Greenyard has released a trading update revealing that its sales fell year-on-year in the first quarter, covering the three-month period of April-June 2018.
First-quarter sales came in at €1.09bn, down 1.5 per cent on the same period of 2017, with fresh sales falling 2.4 per cent to €884.7m.
'The solid sales increase in the Bakker operations, the Netherlands and France could not offset the decline in sales in Germany, Belgium and Poland,' Greenyard outlined when discussing its fresh segment.
While overall underlying volume demand remained stable compared to the opening quarter of 2017, a number of factors are 'weighing down' on Greenyard’s profitability, the group noted.
These include the recent frozen product recall following the possible listeria contamination, with the recall and related costs negatively impacting on financials.

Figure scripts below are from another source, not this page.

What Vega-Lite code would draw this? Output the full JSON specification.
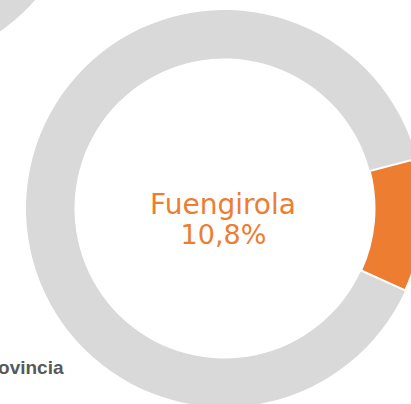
{
  "$schema": "https://vega.github.io/schema/vega-lite/v6.json",
  "width": 411,
  "height": 404,
  "padding": 0,
  "autosize": {"type": "none"},
  "background": "white",
  "config": {
    "view": {"stroke": null},
    "locale": {"number": {"decimal": ",", "thousands": ".", "grouping": [3], "currency": ["", " €"]}}
  },
  "data": {
    "values": [
      {"municipio": "(anterior)", "zona": "Provincia", "pct": 1.0, "col": 0, "row": 0},
      {"municipio": "Fuengirola", "zona": "Fuengirola", "pct": 0.108, "col": 1, "row": 1},
      {"municipio": "Fuengirola", "zona": "Provincia", "pct": 0.892, "col": 1, "row": 1}
    ]
  },
  "transform": [
    {"stack": "pct", "groupby": ["municipio"], "sort": [{"field": "zona", "order": "ascending"}], "as": ["t0", "t1"], "offset": "normalize"}
  ],
  "encoding": {
    "x": {"field": "col", "type": "quantitative", "scale": {"domain": [0, 1], "range": [-113.5, 224.5]}, "axis": null},
    "y": {"field": "row", "type": "quantitative", "scale": {"domain": [0, 1], "range": [-129.5, 208.5]}, "axis": null}
  },
  "layer": [
    {
      "mark": {"type": "arc", "innerRadius": 150, "outerRadius": 198.5},
      "encoding": {
        "theta": {"field": "t0", "type": "quantitative", "scale": {"domain": [0, 1], "range": [1.318, 7.601]}},
        "theta2": {"field": "t1"},
        "color": {
          "field": "zona", "type": "nominal",
          "scale": {"domain": ["Fuengirola", "Provincia"], "range": ["#ED7D31", "#D9D9D9"]},
          "legend": {
            "values": ["Provincia"], "orient": "none", "legendX": -45, "legendY": 358, "title": null,
            "labelFont": "Liberation Sans", "labelFontWeight": "bold", "labelFontSize": 19, "labelColor": "#595959",
            "symbolType": "square", "symbolSize": 100
          }
        }
      }
    },
    {
      "transform": [{"filter": "datum.zona === 'Fuengirola'"}],
      "mark": {"type": "arc", "innerRadius": 150, "outerRadius": 198.5, "stroke": "white", "strokeWidth": 2},
      "encoding": {
        "theta": {"field": "t0", "type": "quantitative", "scale": {"domain": [0, 1], "range": [1.318, 7.601]}},
        "theta2": {"field": "t1"},
        "color": {"field": "zona", "type": "nominal"}
      }
    },
    {
      "transform": [{"filter": "datum.zona === 'Fuengirola'"}],
      "mark": {"type": "text", "font": "DejaVu Sans", "fontSize": 28, "color": "#ED7D31", "align": "center", "baseline": "alphabetic", "dx": -1.5, "dy": 5.5},
      "encoding": {"text": {"field": "municipio"}}
    },
    {
      "transform": [{"filter": "datum.zona === 'Fuengirola'"}],
      "mark": {"type": "text", "font": "DejaVu Sans", "fontSize": 27, "color": "#ED7D31", "align": "center", "baseline": "alphabetic", "dx": -1, "dy": 35.5},
      "encoding": {"text": {"field": "pct", "type": "quantitative", "format": ".1%"}}
    }
  ]
}
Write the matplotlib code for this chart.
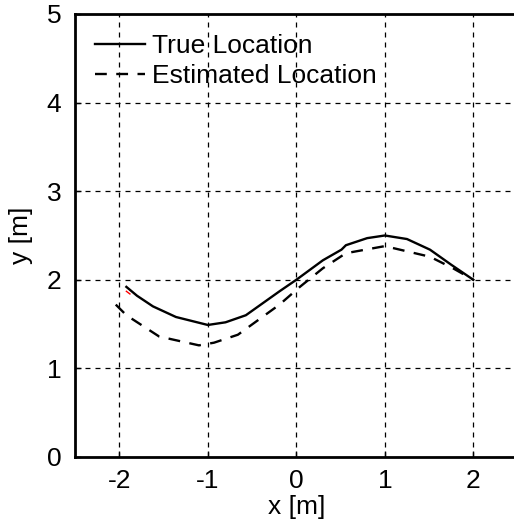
import matplotlib
matplotlib.use('Agg')
import matplotlib.pyplot as plt

# True path
true_x = [-1.92, -1.8, -1.62, -1.36, -1.0, -0.8, -0.57, -0.19, 0.0, 0.3, 0.51, 0.56, 0.8, 1.0, 1.25, 1.51, 1.75, 2.0]
true_y = [1.92, 1.82, 1.70, 1.58, 1.49, 1.52, 1.60, 1.87, 2.0, 2.22, 2.34, 2.39, 2.47, 2.50, 2.46, 2.34, 2.17, 2.0]

# Estimated path
est_x = [-2.04, -1.92, -1.55, -1.1, -0.93, -0.66, -0.19, 0.04, 0.3, 0.56, 1.0, 1.51, 1.77, 2.0]
est_y = [1.72, 1.60, 1.36, 1.26, 1.29, 1.38, 1.72, 1.92, 2.13, 2.30, 2.38, 2.26, 2.13, 2.0]

# tiny red mark near the start
red_x = [-1.92, -1.88]
red_y = [1.87, 1.84]

plt.rcParams['font.family'] = ['Liberation Sans', 'DejaVu Sans']
plt.rcParams['axes.unicode_minus'] = False

fig = plt.figure(figsize=(5.14, 5.28), dpi=100)
ax = fig.add_axes([0.146, 0.1345, 0.861, 0.839])

ax.plot(true_x, true_y, color='black', linewidth=1.7, label='True Location')
ax.plot(est_x, est_y, color='black', linestyle=(0, (5, 4)), linewidth=1.7, label='Estimated Location')
ax.plot(red_x, red_y, color='red', linewidth=1.0)

ax.set_xlim(-2.5, 2.5)
ax.set_ylim(0, 5)
ax.set_xticks([-2, -1, 0, 1, 2])
ax.set_yticks([0, 1, 2, 3, 4, 5])
ax.grid(True, color='black', linestyle=(0, (4, 4)), linewidth=0.9)
ax.tick_params(direction='in', length=4, width=1, labelsize=19)
ax.tick_params(axis='x', pad=9)
ax.tick_params(axis='y', pad=10)
for s in ax.spines.values():
    s.set_linewidth(2)

ax.set_xlabel('x [m]', fontsize=19, labelpad=1)
ax.set_ylabel('y [m]', fontsize=19, labelpad=10)

ax.legend(loc='upper left', frameon=False, fontsize=19, handlelength=1.9,
          handletextpad=0.25, borderaxespad=0.3, labelspacing=0.25,
          borderpad=0.45)

fig.savefig('out.png', dpi=100)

'We have no indications at this point in time to change our estimated amount of €30m (net after insurance), of which less than 20 per cent will impact our full year REBITDA.
'The exceptional warm and dry summer period triggers irregularities in harvesting which results in fluctuations in volumes and prices of commodities thus impacting the financial performance of our Fresh and Long Fresh segments,' Greenyard continued. 'In the Long Fresh sector, for some products, potential shortages between 30 per cent and 50 per cent are expected.'
Greenyard noted that its Fresh markets experienced continued challenging pricing competition.
Based on preliminary financial information and projections, and based on current price levels, Greenyard has estimated that its underlying full year REBITDA will be around 25 per cent below last year’s profitability, instead of growing 10 per cent as predicted in its 2 May statement.
“Despite only a slight decrease in sales, this quarter was marked by longer than expected pricing pressure and competition in our markets, unforeseen factors such as the recall for the potential Listeria contamination and the exceptional weather circumstances,' explained Hein Deprez, Greenyard's CEO. 'Based on new forecasts, including the above elements, we revise our profitability guidance for AY 2018/19, well below last year’s profitability, and have implemented action plans to restore profitability going forward. Moreover and in view of deleveraging Greenyard’s balance sheet, the board of directors has requested management to review the strategic options of its business portfolio.
'Looking ahead, we remain firmly focused and committed to further strengthening our global operations while driving profitable growth over the long-term, and are taking the necessary steps while ensuring the support of all our stakeholders,' he added.